Extensibility: a solution

From: Ka-Ping Yee <s-ping@orange.cv.tottori-u.ac.jp> Date: Tue, 09 Jul 1996 21:22:30 +0900 Message-ID: <31E24F06.53A342C3@sse.tottori-u.ac.jp> To: W3C Math ERB <w3c-math-erb@w3.org> · This archive was generated by hypermail 2.4.0 : Saturday, 15 April 2023 17:19:57 UTC

In his message of Monday 8 July, Bruce Smith asserts:
>
> I think the properties I named above absolutely guarantee
> that a transformation rule based scheme can work well...

Certainly it is good to know that a proposal does not prevent
future extensibility methods.  But this might not be enough.

--------------------------------------------------------------- problem

Firstly, without a design that is sufficiently general from the
start, the attachment of extensions later will sharply divide
what is "internal" from what is "external".  "Native" constructs
and "foreign" constructs will no doubt behave differently and be
implemented differently, increasing the complexity of the system
unnecessarily.

    It is likely that some users will be stranded with a limited
system because their particular setup doesn't support a given
"extension", and so this will likewise separate "native"
documents from "foreign" documents which require special
treatment.  This arbitrary barrier leaves plentiful
opportunities for dispute and frustration ("why did they put
group theory in the standard but not topology?" etc.).

    Secondly, even if the design is limited to "basics" to begin
with, it's clear that the "basics" are actually quite many.
Attempting to package these all in at once risks bloating the
native implementation with large databases of names and their
associated rendering code.  We are forced to trade off between
groups of unsatisfied mathematicians and a cumbersome product.

    Thirdly, the very decision of what goes in and what stays out
could substantially delay the production of the standard -- even
more than it would take to develop an extensibility method from
scratch.  (But, better yet, we *aren't* starting from scratch,
because i've already got one.)

-------------------------------------------------------------- solution

My vision for MINSE is to have both context information and
rendering instructions downloadable from the Web, which solves
the above three problems.  I aim for minimalism and orthogonality.

    There is no distinction between "native" and "foreign" things;
all constructions are flexibly specified in "style definitions"
which are grouped according to the target medium.

Bruce Smith challenges:
>
> Again, I suggest that the burden of proof be on those who say
> this is sufficiently easy to do -- propose, if you will, a
> fully specified design for a system of author-extensibility...
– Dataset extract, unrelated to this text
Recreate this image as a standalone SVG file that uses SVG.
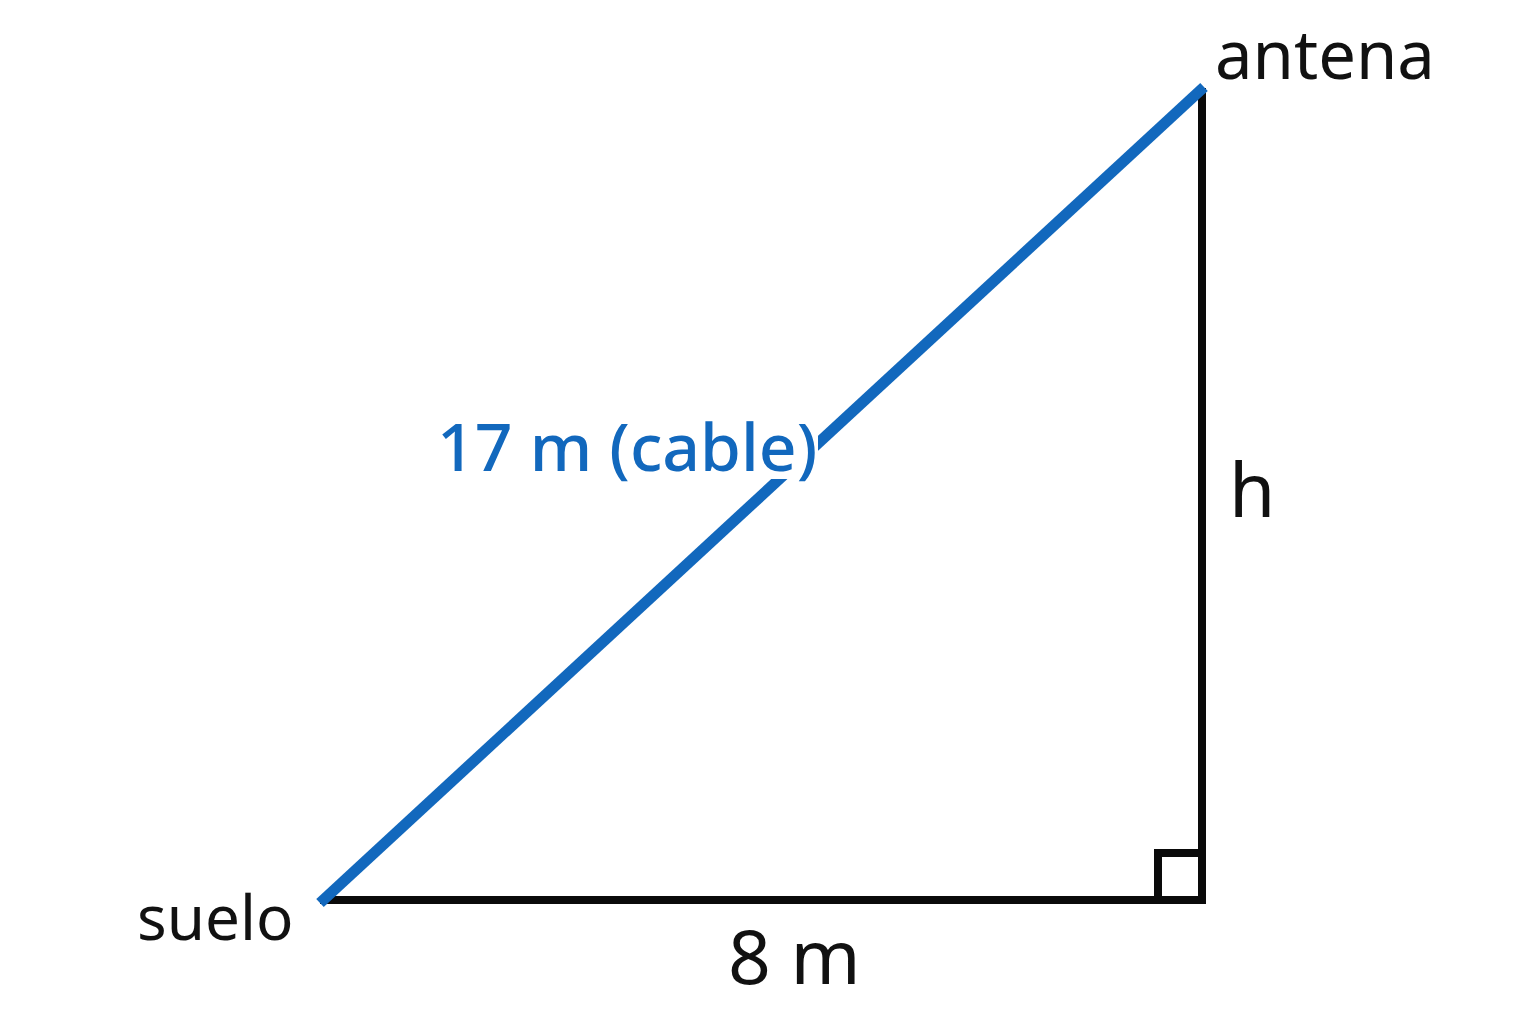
<svg xmlns="http://www.w3.org/2000/svg" width="1536" height="1024" viewBox="0 0 1536 1024">
<style>
.lbl{font-family:"Noto Sans","Open Sans","DejaVu Sans",sans-serif;fill:#111}
.blue{fill:#1268bd;font-weight:500}
.edge{stroke:#0a0a0a;stroke-width:8;fill:none;stroke-linecap:square}
</style>
<rect width="1536" height="1024" fill="#ffffff"/>
<g id="connectors">
<line class="edge" x1="324" y1="900" x2="1202" y2="900"/>
<line class="edge" x1="1202" y1="900" x2="1202" y2="92"/>
<polyline class="edge" points="1158,900 1158,853 1202,853" stroke-linecap="butt"/>
<line x1="320" y1="903" x2="1204" y2="87" stroke="#1268bd" stroke-width="11"/>
</g>
<g id="label-cable">
<rect x="432" y="405" width="386" height="74" fill="#ffffff"/>
<text class="lbl blue" x="437" y="471" font-size="66">17 m (cable)</text>
</g>
<g id="node-antena"><text class="lbl" x="1215" y="79" font-size="67">antena</text></g>
<g id="node-suelo"><text class="lbl" x="137" y="940" font-size="62">suelo</text></g>
<g id="label-h"><text class="lbl" x="1229" y="517" font-size="75">h</text></g>
<g id="label-base"><text class="lbl" x="728" y="984" font-size="75">8 m</text></g>
</svg>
Here is the summary, as promised; the following is a simplified
description of how expressions are processed and rendered.  A
more detailed description of the design has been on the web site
for a while, so i apologize to those of you who have read the
material there and for whom the following is redundant.

All semantic constructions are represented as named "compounds"
containing "sub-elements" (which may themselves be compounds).
Fundamental elements are either "identifiers", "numbers", or
"names" [SYNTAX].

Processing happens in two stages [DESIGN]: from the expression
to the semantic tree, and then from the tree to the rendering.

1.  The expression as entered is considered to be a fairly
direct representation of the parse tree, except for two kinds of
abbreviations: operators (unary, infix, serial, grouping, and
application), and named macros.  Operators associate their
arguments and macros expand into trees during this first stage.
This stage uses auxiliary information in a "notation definition"
-- downloadable from the Web -- which declares the precedence
levels, names, and associativity of operators.  Macros may be
declared either in the notation definition or in a document.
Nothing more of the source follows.